2009-07-30 Thread Matt White
As a down and dirty command, this sort of thing works a treat (you might 
need to append -0.6 to each of the commandline options depending on 
the version of osmosis you are using)

Based on extracting a subset of data from an OSM file - the bounding box 
is a rough cut of NSW

java -Xmx512M -jar osmosis.jar --read-xml file=australia.osm 
--bounding-box left=140.971 right=154.500  top=-28 bottom=-37 
--write-xml file=NSW.osm

Matt

Kamran Shafi wrote:
 Hi John,
  
 Thanks for a quick response. Actually I am trying to build an 
 offline routing application for which I need only one city's map data 
 only. Unfortunately, Osmosis has refused to recognise any commandline 
 options. Unless there is any other tool I am thinking of writing my 
 own to extract this data from Australia.osm. Do I have better options? 
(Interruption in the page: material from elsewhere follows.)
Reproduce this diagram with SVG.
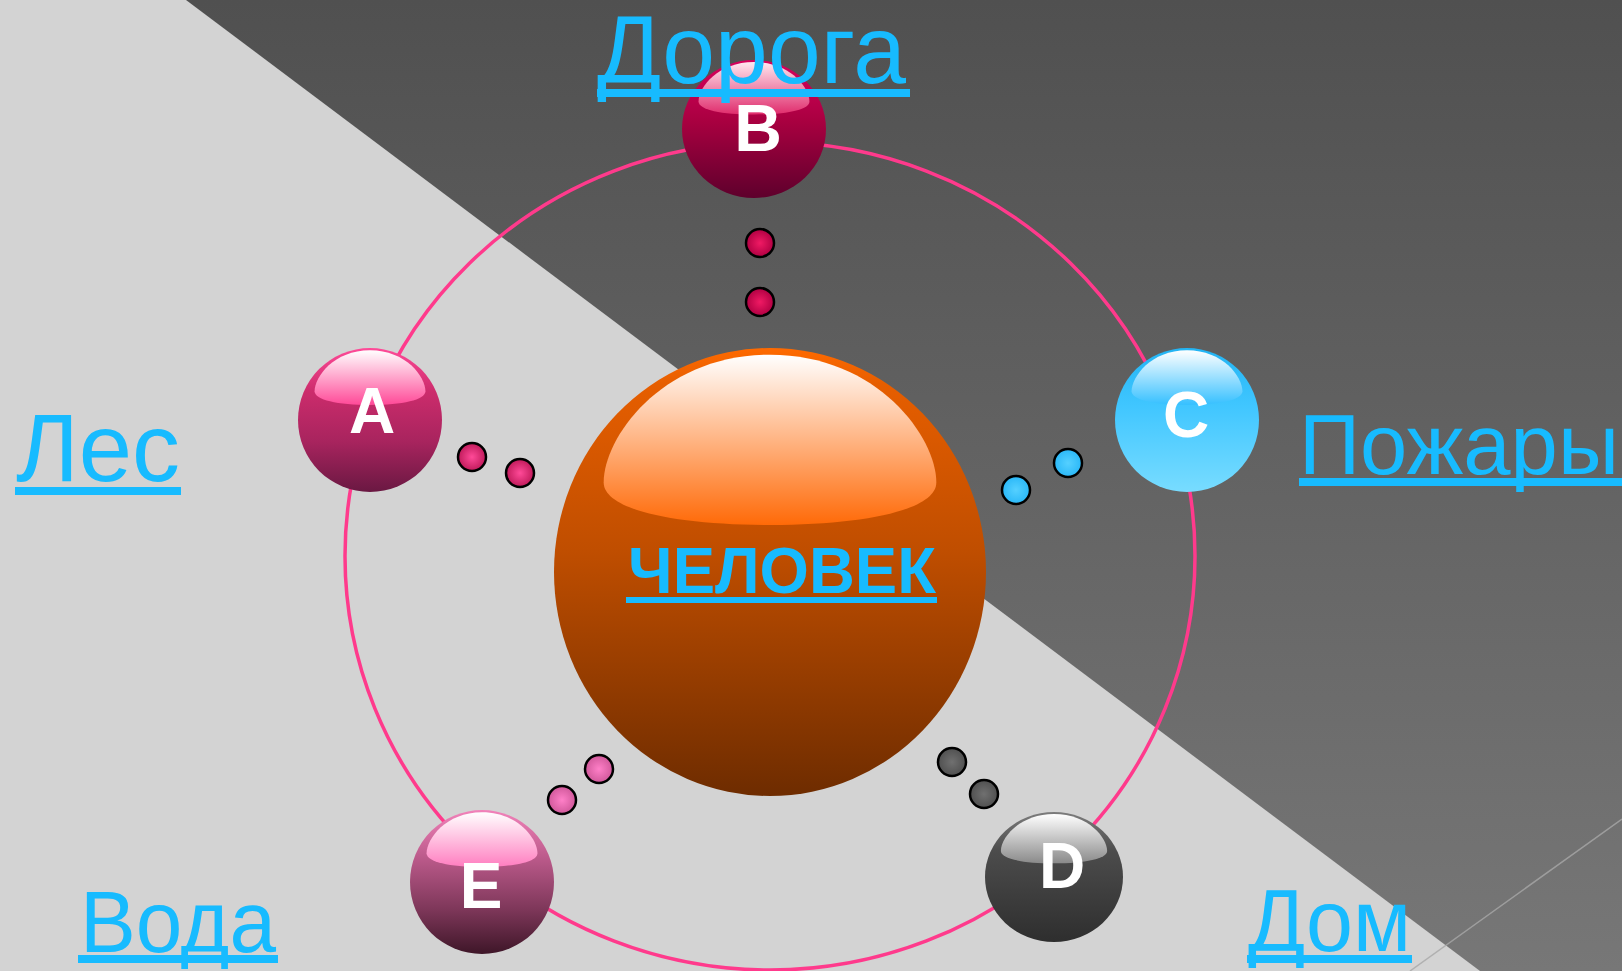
<svg xmlns="http://www.w3.org/2000/svg" xmlns:xlink="http://www.w3.org/1999/xlink" width="1622" height="971" viewBox="0 0 1622 971">
<defs>
<style>
.lbl{font-family:"Liberation Sans",Arial,sans-serif;fill:#17bbff;}
.ctr{font-family:"Liberation Sans",Arial,sans-serif;font-weight:bold;fill:#17bbff;}
.ul{fill:#17bbff;}
.let{font-family:"Liberation Sans",Arial,sans-serif;font-weight:bold;fill:#ffffff;font-size:64px;text-anchor:middle;}
.dot{stroke:#000;stroke-width:2.5;}
.ring{fill:none;stroke:#ff3a8c;stroke-width:3.5;}
</style>
<linearGradient id="bgDark" x1="0" y1="0" x2="0" y2="1"><stop offset="0" stop-color="#505050"/><stop offset="1" stop-color="#777777"/></linearGradient>
<path id="hl" d="M -77,-40 C -77,-60 -50,-97 0,-97 C 50,-97 77,-60 77,-40 C 77,-28 45,-21 0,-21 C -45,-21 -77,-28 -77,-40 Z"/>
<linearGradient id="gO" x1="0" y1="0" x2="0" y2="1"><stop offset="0" stop-color="#ff6a00"/><stop offset="0.08" stop-color="#e65e00"/><stop offset="0.45" stop-color="#c04e00"/><stop offset="1" stop-color="#6e2c00"/></linearGradient>
<linearGradient id="hO" x1="0" y1="0" x2="0" y2="1"><stop offset="0" stop-color="#ffffff"/><stop offset="1" stop-color="#ff6a08"/></linearGradient>
<linearGradient id="gA" x1="0" y1="0" x2="0" y2="1"><stop offset="0" stop-color="#ff4a98"/><stop offset="0.3" stop-color="#cc2c6c"/><stop offset="0.65" stop-color="#a8245e"/><stop offset="1" stop-color="#6a1842"/></linearGradient>
<linearGradient id="hA" x1="0" y1="0" x2="0" y2="1"><stop offset="0" stop-color="#ffffff"/><stop offset="1" stop-color="#ff4a98"/></linearGradient>
<linearGradient id="gB" x1="0" y1="0" x2="0" y2="1"><stop offset="0" stop-color="#d8005c"/><stop offset="0.45" stop-color="#a80040"/><stop offset="1" stop-color="#5e002c"/></linearGradient>
<linearGradient id="hB" x1="0" y1="0" x2="0" y2="1"><stop offset="0" stop-color="#ffe8f0"/><stop offset="1" stop-color="#e02c6c"/></linearGradient>
<linearGradient id="gC" x1="0" y1="0" x2="0" y2="1"><stop offset="0" stop-color="#22b4f4"/><stop offset="0.4" stop-color="#40c6ff"/><stop offset="1" stop-color="#78dcff"/></linearGradient>
<linearGradient id="hC" x1="0" y1="0" x2="0" y2="1"><stop offset="0" stop-color="#ffffff"/><stop offset="1" stop-color="#36c0ff"/></linearGradient>
<linearGradient id="gD" x1="0" y1="0" x2="0" y2="1"><stop offset="0" stop-color="#7c7c7c"/><stop offset="0.3" stop-color="#4c4c4c"/><stop offset="1" stop-color="#2e2e2e"/></linearGradient>
<linearGradient id="hD" x1="0" y1="0" x2="0" y2="1"><stop offset="0" stop-color="#ffffff"/><stop offset="1" stop-color="#8a8a8a"/></linearGradient>
<linearGradient id="gE" x1="0" y1="0" x2="0" y2="1"><stop offset="0" stop-color="#f282ba"/><stop offset="0.35" stop-color="#b85888"/><stop offset="0.7" stop-color="#7c3658"/><stop offset="1" stop-color="#3e1628"/></linearGradient>
<linearGradient id="hE" x1="0" y1="0" x2="0" y2="1"><stop offset="0" stop-color="#ffffff"/><stop offset="1" stop-color="#ff7ec0"/></linearGradient>
<radialGradient id="dA"><stop offset="0" stop-color="#ff4a98"/><stop offset="1" stop-color="#c01a5a"/></radialGradient>
<radialGradient id="dB"><stop offset="0" stop-color="#f01a64"/><stop offset="1" stop-color="#b00042"/></radialGradient>
<radialGradient id="dC"><stop offset="0" stop-color="#55d0ff"/><stop offset="1" stop-color="#2ab8f8"/></radialGradient>
<radialGradient id="dD"><stop offset="0" stop-color="#707070"/><stop offset="1" stop-color="#505050"/></radialGradient>
<radialGradient id="dE"><stop offset="0" stop-color="#ff80c8"/><stop offset="1" stop-color="#d0589a"/></radialGradient>
</defs>

<g id="background">
<rect x="0" y="0" width="1622" height="971" fill="#d3d3d3"/>
<polygon points="186,0 1622,0 1622,971 1480,971" fill="url(#bgDark)"/>
<line x1="1622" y1="819" x2="1410" y2="971" stroke="#a8a8a8" stroke-width="1.5" opacity="0.8"/>
</g>

<g id="orbit">
<ellipse class="ring" cx="770" cy="556" rx="425" ry="414"/>
</g>

<g id="connectors">
<circle class="dot" cx="760" cy="243" r="14" fill="url(#dB)"/>
<circle class="dot" cx="760" cy="302" r="14" fill="url(#dB)"/>
<circle class="dot" cx="472" cy="457" r="14" fill="url(#dA)"/>
<circle class="dot" cx="520" cy="473" r="14" fill="url(#dA)"/>
<circle class="dot" cx="1016" cy="490" r="14" fill="url(#dC)"/>
<circle class="dot" cx="1068" cy="463" r="14" fill="url(#dC)"/>
<circle class="dot" cx="952" cy="762" r="14" fill="url(#dD)"/>
<circle class="dot" cx="984" cy="794" r="14" fill="url(#dD)"/>
<circle class="dot" cx="599" cy="769" r="14" fill="url(#dE)"/>
<circle class="dot" cx="562" cy="800" r="14" fill="url(#dE)"/>
</g>

<g id="node-center">
<ellipse cx="770" cy="572" rx="216" ry="224" fill="url(#gO)"/>
<use xlink:href="#hl" href="#hl" transform="translate(770,572) scale(2.16,2.24)" fill="url(#hO)"/>
<text class="ctr" x="628" y="593" font-size="64" textLength="308" lengthAdjust="spacingAndGlyphs">ЧЕЛОВЕК</text>
<rect class="ul" x="626" y="597" width="311" height="6"/>
</g>

<g id="node-A">
<circle cx="370" cy="420" r="72" fill="url(#gA)"/>
<use xlink:href="#hl" href="#hl" transform="translate(370,420) scale(0.72,0.72)" fill="url(#hA)"/>
<text class="let" x="372" y="433">A</text>
</g>

<g id="node-B">
<ellipse cx="754" cy="129" rx="72" ry="69" fill="url(#gB)"/>
<use xlink:href="#hl" href="#hl" transform="translate(754,129) scale(0.72,0.69)" fill="url(#hB)"/>
<text class="let" x="758" y="151" style="font-size:66px">B</text>
</g>

<g id="node-C">
<circle cx="1187" cy="420" r="72" fill="url(#gC)"/>
<use xlink:href="#hl" href="#hl" transform="translate(1187,420) scale(0.72,0.72)" fill="url(#hC)"/>
<text class="let" x="1186" y="437">C</text>
</g>

<g id="node-D">
<ellipse cx="1054" cy="877" rx="69" ry="65" fill="url(#gD)"/>
<use xlink:href="#hl" href="#hl" transform="translate(1054,877) scale(0.69,0.65)" fill="url(#hD)"/>
<text class="let" x="1062" y="888">D</text>
</g>

<g id="node-E">
<circle cx="482" cy="882" r="72" fill="url(#gE)"/>
<use xlink:href="#hl" href="#hl" transform="translate(482,882) scale(0.72,0.72)" fill="url(#hE)"/>
<text class="let" x="481" y="908">E</text>
</g>

<g id="label-doroga"><text class="lbl" x="597" y="83" font-size="96" textLength="309" lengthAdjust="spacingAndGlyphs">Дорога</text><rect class="ul" x="597" y="89" width="313" height="8"/></g>
<g id="label-les"><text class="lbl" x="16" y="481" font-size="96" textLength="164" lengthAdjust="spacingAndGlyphs">Лес</text><rect class="ul" x="15" y="487" width="166" height="8"/></g>
<g id="label-pozhary"><text class="lbl" x="1299" y="474" font-size="86" textLength="320" lengthAdjust="spacingAndGlyphs">Пожары</text><rect class="ul" x="1299" y="478" width="323" height="8"/></g>
<g id="label-voda"><text class="lbl" x="80" y="952" font-size="88" textLength="196" lengthAdjust="spacingAndGlyphs">Вода</text><rect class="ul" x="78" y="955" width="200" height="8"/></g>
<g id="label-dom"><text class="lbl" x="1248" y="951" font-size="88" textLength="163" lengthAdjust="spacingAndGlyphs">Дом</text><rect class="ul" x="1247" y="955" width="165" height="8"/></g>
</svg>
 On Thu, Jul 30, 2009 at 5:17 PM, John Smith delta_foxt...@yahoo.com 
 mailto:delta_foxt...@yahoo.com wrote:




 --- On Thu, 30/7/09, Kamran Shafi kamran.sh...@gmail.com
 mailto:kamran.sh...@gmail.com wrote:

  This is my first mail to this list. I have been
  trying to use osmosis to extract map data for different
  Australian cities, but osmosis is not working for me (I am
  on a windows machine). Any ideas what other options do I
  have?

 I don't use windows but osmosis is a java program so for the most
 part it's irrelevent what platform.

 What is relevant is what you are trying to achieve?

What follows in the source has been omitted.